Sure, I'm no Einstein, let's face it.

But the guy who wrote that article about how the Vedics knew the speed of light (quoted in the link) is not just some hick Vedic commentator. Subhash Kak is a computer scientist who is considered to be a genius in that field, and so he has a reputation to protect.

Admittedly, he's what's known as a maverick. If you read this Wiki page about him, you'll see it wasn't written by one of his friends and it could almost have been written by Michael Witzel, (given Kak's stand on the AIT). But even this writer cannot fail to list his achievements.

http://en.wikipedia.org/wiki/Subhash_Kak

Subhash Kak completed his Ph.D. at the Indian Institute of Technology, Delhi in 1970. He taught there and also at Imperial College London, Bell Laboratories, and the Tata Institute of Fundamental Research (TIFR).[citation needed].In 1979 he was tenured as Delaune Distinguished Professor of Electrical Engineering at Louisiana State University, Baton Rouge. In 2007, he was appointed head of the Computer Science department at Oklahoma State University[11].

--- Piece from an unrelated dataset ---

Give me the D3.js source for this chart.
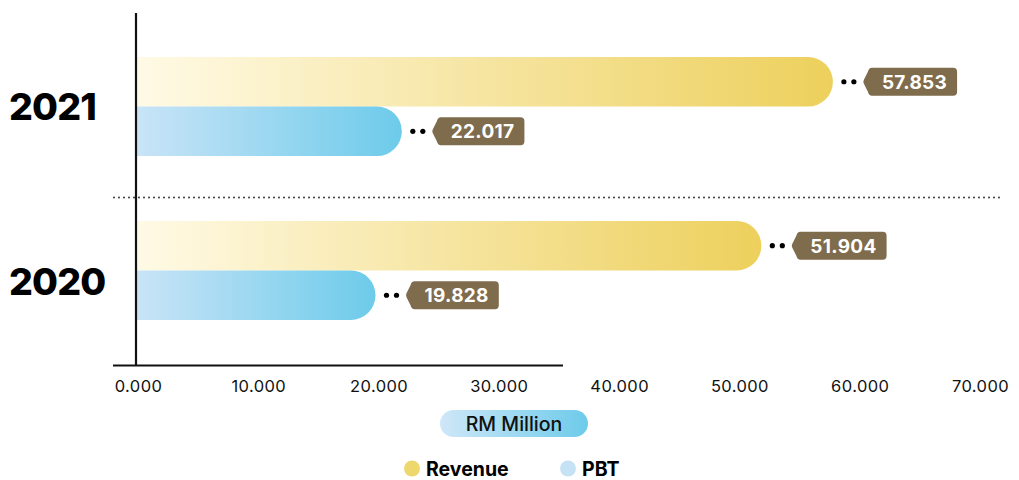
<!DOCTYPE html>
<html>
<head>
<meta charset="utf-8">
<script src="https://cdn.jsdelivr.net/npm/d3@7"></script>
<style>
  html, body { margin: 0; padding: 0; background: #fff; }
  svg { display: block; font-family: Inter, "Noto Sans", sans-serif; }
</style>
</head>
<body>
<svg id="chart" width="1019" height="480"></svg>
<script>
// Financial highlights: Revenue and PBT (RM Million)
const years = ["2021", "2020"];
const seriesNames = ["Revenue", "PBT"];
const revenue = [57.853, 51.904];
const pbt = [22.017, 19.828];
const tickValues = [0, 10, 20, 30, 40, 50, 60, 70];
const unitLabel = "RM Million";

const svg = d3.select("#chart");
const defs = svg.append("defs");

function gradient(id, from, to) {
  const g = defs.append("linearGradient").attr("id", id)
    .attr("x1", "0%").attr("x2", "100%").attr("y1", "0%").attr("y2", "0%");
  g.append("stop").attr("offset", "0%").attr("stop-color", from);
  g.append("stop").attr("offset", "100%").attr("stop-color", to);
}
gradient("grad-rev", "#FFFAE6", "#EDD05C");
gradient("grad-pbt", "#C9E4F7", "#6DCBEA");
gradient("grad-unit", "#CFE7F8", "#6DCBEA");

const x = d3.scaleLinear().domain([0, 70]).range([137, 979]);
const y = d3.scaleBand().domain(years).range([57, 320]).paddingInner(0.396);
const ySub = d3.scaleBand().domain(seriesNames).range([0, y.bandwidth()]);

const rows = [];
years.forEach((yr, i) => {
  rows.push({ year: yr, series: "Revenue", value: revenue[i], fill: "url(#grad-rev)" });
  rows.push({ year: yr, series: "PBT", value: pbt[i], fill: "url(#grad-pbt)" });
});

// bars: square at the axis, fully rounded at the value end
function barPath(d) {
  const x0 = x(0), x1 = x(d.value);
  const y0 = y(d.year) + ySub(d.series);
  const h = ySub.bandwidth();
  const r = h / 2;
  return `M${x0},${y0} L${x1 - r},${y0} A${r},${r} 0 0 1 ${x1 - r},${y0 + h} L${x0},${y0 + h} Z`;
}
svg.append("g").selectAll("path").data(rows).join("path")
  .attr("d", barPath)
  .attr("fill", d => d.fill);

// dotted divider between years
svg.append("line")
  .attr("x1", 114).attr("x2", 1000).attr("y1", 197.5).attr("y2", 197.5)
  .attr("stroke", "#222").attr("stroke-width", 1.8)
  .attr("stroke-linecap", "round").attr("stroke-dasharray", "0 5");

// axes lines
svg.append("line")
  .attr("x1", 136).attr("x2", 136).attr("y1", 13).attr("y2", 366)
  .attr("stroke", "#111").attr("stroke-width", 2.2);
svg.append("line")
  .attr("x1", 113).attr("x2", 563).attr("y1", 365.5).attr("y2", 365.5)
  .attr("stroke", "#111").attr("stroke-width", 2.2);

// x tick labels
const xAxis = d3.axisBottom(x).tickValues(tickValues).tickSize(0)
  .tickFormat(d3.format(".3f"));
const gx = svg.append("g").attr("transform", "translate(1,377)").call(xAxis);
gx.select(".domain").remove();
gx.selectAll("text")
  .attr("font-family", "Inter, sans-serif")
  .attr("font-size", 16.5)
  .attr("letter-spacing", 0.4)
  .attr("fill", "#111")
  .attr("dy", "0.71em");

// year labels
const yearShift = { "2021": 0, "2020": 11 };
svg.append("g").selectAll("text").data(years).join("text")
  .attr("x", 9)
  .attr("y", d => y(d) + y.bandwidth() / 2 + yearShift[d])
  .attr("dy", "0.36em")
  .attr("font-size", 37.5)
  .attr("font-weight", 800)
  .attr("letter-spacing", -0.8)
  .attr("fill", "#000")
  .text(d => d);

// value callouts: two dots and a tag
const tagColor = "#7F6C4C";
const callouts = svg.append("g").selectAll("g").data(rows).join("g")
  .attr("transform", d => `translate(${x(d.value)},${y(d.year) + ySub(d.series) + ySub.bandwidth() / 2})`);
callouts.append("circle").attr("cx", 11).attr("r", 2.6).attr("fill", "#000");
callouts.append("circle").attr("cx", 21).attr("r", 2.6).attr("fill", "#000");
callouts.each(function (d) {
  const g = d3.select(this);
  const tip = 30, left = 37;
  const shape = g.append("path").attr("fill", tagColor);
  const label = g.append("text")
    .attr("x", left + 12)
    .attr("dy", "0.36em")
    .attr("font-size", 19)
    .attr("font-weight", 700)
    .attr("letter-spacing", 0.3)
    .attr("fill", "#fff")
    .text(d3.format(".3f")(d.value));
  const w = label.node().getComputedTextLength() + 22;
  const h = 28, r = 4, t = h / 2;
  const x1 = left + w;
  shape.attr("d",
    `M${left + 2},${-t} L${x1 - r},${-t} Q${x1},${-t} ${x1},${-t + r} L${x1},${t - r} Q${x1},${t} ${x1 - r},${t}` +
    ` L${left + 2},${t} Q${left - 1},${t} ${left - 2},${t - 4} L${tip + 1},2 Q${tip},0 ${tip + 1},-2 L${left - 2},${-t + 4} Q${left - 1},${-t} ${left + 2},${-t} Z`);
});

// unit pill
const unit = svg.append("g").attr("transform", "translate(514,423.5)");
unit.append("rect").attr("x", -74).attr("y", -13.5).attr("width", 148).attr("height", 27)
  .attr("rx", 13.5).attr("fill", "url(#grad-unit)");
unit.append("text").attr("text-anchor", "middle").attr("dy", "0.36em")
  .attr("font-size", 19.5).attr("font-weight", 500).attr("fill", "#111").text(unitLabel);

// legend
const legendColors = ["#EDD86E", "#C6E2F5"];
const legendX = [412, 568];
const legend = svg.append("g").selectAll("g").data(seriesNames).join("g")
  .attr("transform", (d, i) => `translate(${legendX[i]},468.5)`);
legend.append("circle").attr("r", 8).attr("fill", (d, i) => legendColors[i]);
legend.append("text").attr("x", 14).attr("dy", "0.36em")
  .attr("font-size", 19.5).attr("font-weight", 700).attr("fill", "#000").text(d => d);
</script>
</body>
</html>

His research in the fields of cryptography, random sequences, artificial intelligence, and information theory are published extensively in non-peer reviewed journals. He proposed the first test of algorithmic randomness,[12] and of instantaneously trained neural networks (INNs) (which he and his students have called "Kak neural networks"). He claims to be amongst the first to apply information metrics to quantum systems.[13]

Kak has argued that there are limits to the intelligence machines can have and it cannot equal biological intelligence.[14] He asserts that
machines fall short on two counts as compared to brains. Firstly, unlike brains, machines do not self-organize in a recursive manner. Secondly, machines are based on classical logic, whereas Nature's intelligence may depend on quantum mechanics.

[Further], if machines with consciousness are created, they would be living machines, that is, variations on life forms as we know them. Second, the material world is not causally closed, and consciousness influences its evolution. Matter and minds complement each other.[15]

Kak has proposed the use of recurring decimals for error correction coding, cryptography and as random sequences.[16]
So brilliant as I know you are, Monk, for the moment, and until you can prove him wrong, I'm sticking with Kak.